To give clear-cut answers to these questions might, in the end, not be possible - especially not when it comes to generalizations. However, two important conclusions can be derived from an exemplary analysis of the case of the National Socialist Underground in Germany. This is clear in points such as the use of violence, the deliberate targeting of civilians and the underlying political motives of the actions.
Did the actions of the NSU create a broader psychological impact and climate of fear and shock beyond the immediate victims? They certainly have created fear and institutional mistrust amongst the wider potential target group of the NSU, thus amongst many people with migrant background, even if not amongst the society as a whole. A second, debatable point is the criteria of the communication of a broader message. Here, several competing arguments dominate in the official governmental reports, amongst authors of online articles as well as within the more academic debate.
However, even though a clearly pronounced message was not communicated by the NSU and their political demands stayed unknown, there were, firstly, some signs that the group wanted the murders to be perceived as serial, and that they had prepared for communicating their message to a wider public. Secondly, if the happenings are put into the context of right-wing terrorism in Germany and Europe, it can be argued that clandestine acting for the purpose of the end - the eliminations as such - is common for historical cases.
This would then mean, that if in cases of right-wing political violence specific criteria are added to the conventional concept of terrorism, the criterion of the communication of a message to a broader audience - namely the act itself - could be considered fulfilled in the actual case of the NSU. In conclusion of the exemplary analysis of the case of the NSU, it shall therefore be argued that the actions of the group can be seen as terrorism - when putting the case in its historical context and, therefore, expanding the definitional criteria of terrorism.
They clearly go beyond what would be considered as hate crime, as they certainly underlay a wider ideology.
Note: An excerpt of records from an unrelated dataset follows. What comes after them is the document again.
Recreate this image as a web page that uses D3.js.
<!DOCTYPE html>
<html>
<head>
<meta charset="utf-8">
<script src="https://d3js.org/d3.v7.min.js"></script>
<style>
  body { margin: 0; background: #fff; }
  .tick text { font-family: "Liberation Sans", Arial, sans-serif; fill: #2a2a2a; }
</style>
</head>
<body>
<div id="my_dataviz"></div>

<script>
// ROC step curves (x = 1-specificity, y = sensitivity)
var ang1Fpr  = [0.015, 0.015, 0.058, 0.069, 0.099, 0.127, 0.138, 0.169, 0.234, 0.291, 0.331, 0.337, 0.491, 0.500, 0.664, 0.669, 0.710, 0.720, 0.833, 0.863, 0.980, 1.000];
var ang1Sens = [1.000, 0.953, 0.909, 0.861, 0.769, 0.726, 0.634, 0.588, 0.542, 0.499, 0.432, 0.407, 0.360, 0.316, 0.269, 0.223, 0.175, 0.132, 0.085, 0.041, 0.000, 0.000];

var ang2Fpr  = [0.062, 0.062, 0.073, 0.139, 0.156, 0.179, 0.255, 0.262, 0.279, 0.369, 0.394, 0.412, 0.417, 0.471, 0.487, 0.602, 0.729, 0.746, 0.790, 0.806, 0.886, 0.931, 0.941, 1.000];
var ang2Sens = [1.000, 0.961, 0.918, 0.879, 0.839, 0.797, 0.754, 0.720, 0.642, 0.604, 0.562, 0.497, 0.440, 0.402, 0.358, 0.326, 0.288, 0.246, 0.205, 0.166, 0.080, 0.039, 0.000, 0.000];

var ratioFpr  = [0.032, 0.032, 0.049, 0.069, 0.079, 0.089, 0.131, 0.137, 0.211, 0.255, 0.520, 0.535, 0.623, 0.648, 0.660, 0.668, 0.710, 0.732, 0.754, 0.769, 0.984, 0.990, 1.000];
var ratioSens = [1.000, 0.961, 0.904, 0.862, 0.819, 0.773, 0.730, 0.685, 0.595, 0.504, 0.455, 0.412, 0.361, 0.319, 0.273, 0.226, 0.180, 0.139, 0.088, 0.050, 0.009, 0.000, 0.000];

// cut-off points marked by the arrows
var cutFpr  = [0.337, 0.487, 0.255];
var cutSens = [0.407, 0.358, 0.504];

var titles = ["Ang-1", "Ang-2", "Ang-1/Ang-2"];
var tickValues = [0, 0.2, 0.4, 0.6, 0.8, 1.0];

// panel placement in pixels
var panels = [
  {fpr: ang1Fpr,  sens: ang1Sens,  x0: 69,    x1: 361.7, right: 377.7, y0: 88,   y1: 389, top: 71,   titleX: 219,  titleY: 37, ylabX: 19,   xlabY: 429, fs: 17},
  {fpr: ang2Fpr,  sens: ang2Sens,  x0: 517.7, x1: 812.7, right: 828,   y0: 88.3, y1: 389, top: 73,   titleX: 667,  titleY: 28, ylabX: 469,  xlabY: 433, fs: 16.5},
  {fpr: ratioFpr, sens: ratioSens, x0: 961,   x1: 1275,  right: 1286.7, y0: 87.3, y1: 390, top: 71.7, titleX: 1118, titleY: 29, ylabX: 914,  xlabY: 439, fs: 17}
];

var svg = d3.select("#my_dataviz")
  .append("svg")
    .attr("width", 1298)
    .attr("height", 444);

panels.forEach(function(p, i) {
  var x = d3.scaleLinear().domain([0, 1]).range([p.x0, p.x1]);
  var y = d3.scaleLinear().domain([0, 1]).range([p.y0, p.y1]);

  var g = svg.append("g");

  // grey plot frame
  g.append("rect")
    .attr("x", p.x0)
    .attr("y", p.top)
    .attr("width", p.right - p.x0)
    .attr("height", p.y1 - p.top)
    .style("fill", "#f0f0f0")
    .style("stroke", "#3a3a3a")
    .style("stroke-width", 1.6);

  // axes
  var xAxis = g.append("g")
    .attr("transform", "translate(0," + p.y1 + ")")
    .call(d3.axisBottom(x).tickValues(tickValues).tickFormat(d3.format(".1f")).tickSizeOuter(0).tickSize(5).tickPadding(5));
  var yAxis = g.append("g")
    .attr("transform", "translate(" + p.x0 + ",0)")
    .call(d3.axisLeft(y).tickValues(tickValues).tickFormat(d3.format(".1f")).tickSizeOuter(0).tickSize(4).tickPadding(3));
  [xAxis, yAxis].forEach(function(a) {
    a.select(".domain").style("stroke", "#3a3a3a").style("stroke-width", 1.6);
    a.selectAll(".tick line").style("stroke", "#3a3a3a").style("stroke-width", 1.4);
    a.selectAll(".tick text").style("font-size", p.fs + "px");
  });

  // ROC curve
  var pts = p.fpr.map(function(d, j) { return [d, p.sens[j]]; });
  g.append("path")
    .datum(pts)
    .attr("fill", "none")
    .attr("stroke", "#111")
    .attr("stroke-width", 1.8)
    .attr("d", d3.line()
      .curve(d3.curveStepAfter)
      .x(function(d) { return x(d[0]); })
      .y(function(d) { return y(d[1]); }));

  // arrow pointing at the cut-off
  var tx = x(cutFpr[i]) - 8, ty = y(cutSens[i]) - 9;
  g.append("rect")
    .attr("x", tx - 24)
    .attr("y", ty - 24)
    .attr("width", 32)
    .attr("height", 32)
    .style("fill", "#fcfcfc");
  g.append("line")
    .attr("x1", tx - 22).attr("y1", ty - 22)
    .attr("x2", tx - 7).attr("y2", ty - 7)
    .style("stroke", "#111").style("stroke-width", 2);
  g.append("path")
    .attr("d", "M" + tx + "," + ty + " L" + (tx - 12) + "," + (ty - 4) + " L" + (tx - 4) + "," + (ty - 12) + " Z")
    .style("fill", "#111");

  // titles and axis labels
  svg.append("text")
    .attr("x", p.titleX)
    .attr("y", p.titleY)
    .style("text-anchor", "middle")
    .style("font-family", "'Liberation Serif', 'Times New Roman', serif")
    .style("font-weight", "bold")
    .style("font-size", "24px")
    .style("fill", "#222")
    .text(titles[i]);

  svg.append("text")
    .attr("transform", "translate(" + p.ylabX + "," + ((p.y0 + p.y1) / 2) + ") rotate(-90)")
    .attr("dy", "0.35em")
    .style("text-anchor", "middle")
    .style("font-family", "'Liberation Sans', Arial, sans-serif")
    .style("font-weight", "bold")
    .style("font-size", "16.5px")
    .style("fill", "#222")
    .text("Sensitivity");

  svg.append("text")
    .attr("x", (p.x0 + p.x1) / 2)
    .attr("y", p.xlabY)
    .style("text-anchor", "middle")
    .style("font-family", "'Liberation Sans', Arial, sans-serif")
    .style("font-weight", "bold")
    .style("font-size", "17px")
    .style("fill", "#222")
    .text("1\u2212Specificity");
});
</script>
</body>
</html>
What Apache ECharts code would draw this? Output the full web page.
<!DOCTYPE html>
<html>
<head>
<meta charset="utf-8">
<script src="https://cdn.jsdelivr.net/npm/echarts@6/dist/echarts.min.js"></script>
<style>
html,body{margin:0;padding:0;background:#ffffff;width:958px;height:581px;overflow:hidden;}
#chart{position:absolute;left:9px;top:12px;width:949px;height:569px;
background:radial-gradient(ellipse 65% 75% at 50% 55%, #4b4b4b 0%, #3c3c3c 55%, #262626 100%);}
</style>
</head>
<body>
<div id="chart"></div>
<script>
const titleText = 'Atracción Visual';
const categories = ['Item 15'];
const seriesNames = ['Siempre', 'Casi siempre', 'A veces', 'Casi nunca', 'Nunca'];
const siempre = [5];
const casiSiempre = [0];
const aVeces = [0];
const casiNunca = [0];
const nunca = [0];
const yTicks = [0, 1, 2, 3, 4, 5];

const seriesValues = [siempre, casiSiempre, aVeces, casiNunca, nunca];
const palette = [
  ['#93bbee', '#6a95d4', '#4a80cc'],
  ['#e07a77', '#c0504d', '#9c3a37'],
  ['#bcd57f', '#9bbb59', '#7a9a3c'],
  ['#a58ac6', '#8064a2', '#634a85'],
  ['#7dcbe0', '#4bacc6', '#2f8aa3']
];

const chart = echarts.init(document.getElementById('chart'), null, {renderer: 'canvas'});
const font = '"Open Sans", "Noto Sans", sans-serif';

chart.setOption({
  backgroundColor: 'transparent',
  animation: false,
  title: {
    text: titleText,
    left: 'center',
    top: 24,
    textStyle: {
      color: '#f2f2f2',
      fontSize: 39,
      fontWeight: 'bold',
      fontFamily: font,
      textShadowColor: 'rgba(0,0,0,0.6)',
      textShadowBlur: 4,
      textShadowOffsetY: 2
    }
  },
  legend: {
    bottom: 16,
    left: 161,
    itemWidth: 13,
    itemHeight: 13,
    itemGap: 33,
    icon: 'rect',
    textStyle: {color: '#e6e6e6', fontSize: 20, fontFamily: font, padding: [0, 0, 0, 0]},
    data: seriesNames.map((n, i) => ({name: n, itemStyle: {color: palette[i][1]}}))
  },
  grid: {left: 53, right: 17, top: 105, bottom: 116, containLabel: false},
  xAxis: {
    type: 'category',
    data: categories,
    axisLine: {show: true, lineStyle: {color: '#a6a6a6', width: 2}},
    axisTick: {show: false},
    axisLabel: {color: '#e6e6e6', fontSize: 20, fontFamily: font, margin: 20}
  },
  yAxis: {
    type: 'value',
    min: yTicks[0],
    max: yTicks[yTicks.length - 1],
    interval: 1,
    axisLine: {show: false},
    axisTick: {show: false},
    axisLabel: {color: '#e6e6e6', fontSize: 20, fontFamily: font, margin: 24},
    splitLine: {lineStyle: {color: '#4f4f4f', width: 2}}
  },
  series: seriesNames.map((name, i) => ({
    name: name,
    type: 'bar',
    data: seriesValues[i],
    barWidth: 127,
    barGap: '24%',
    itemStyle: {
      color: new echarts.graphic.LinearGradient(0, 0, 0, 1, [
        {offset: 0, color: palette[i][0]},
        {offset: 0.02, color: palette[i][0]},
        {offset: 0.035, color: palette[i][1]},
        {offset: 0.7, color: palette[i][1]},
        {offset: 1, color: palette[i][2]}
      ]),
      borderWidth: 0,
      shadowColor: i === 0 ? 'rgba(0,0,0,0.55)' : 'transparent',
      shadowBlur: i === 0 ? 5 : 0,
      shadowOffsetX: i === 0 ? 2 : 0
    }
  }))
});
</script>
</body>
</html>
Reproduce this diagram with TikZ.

It can be said, however, that when trying to distinguish far-right political violence such as hate-crimes from terrorism, it is important to view the specific case in its context. Whilst the conventional terrorist criterion of the psychological impact of an act and creation of a climate of fear beyond the immediate victims is important in any case when trying to distinguish terrorism from other forms of political violence, the criterion of spreading a message to a broader audience might be amended when looking at cases in Europe, as in this context, the act itself might be the message.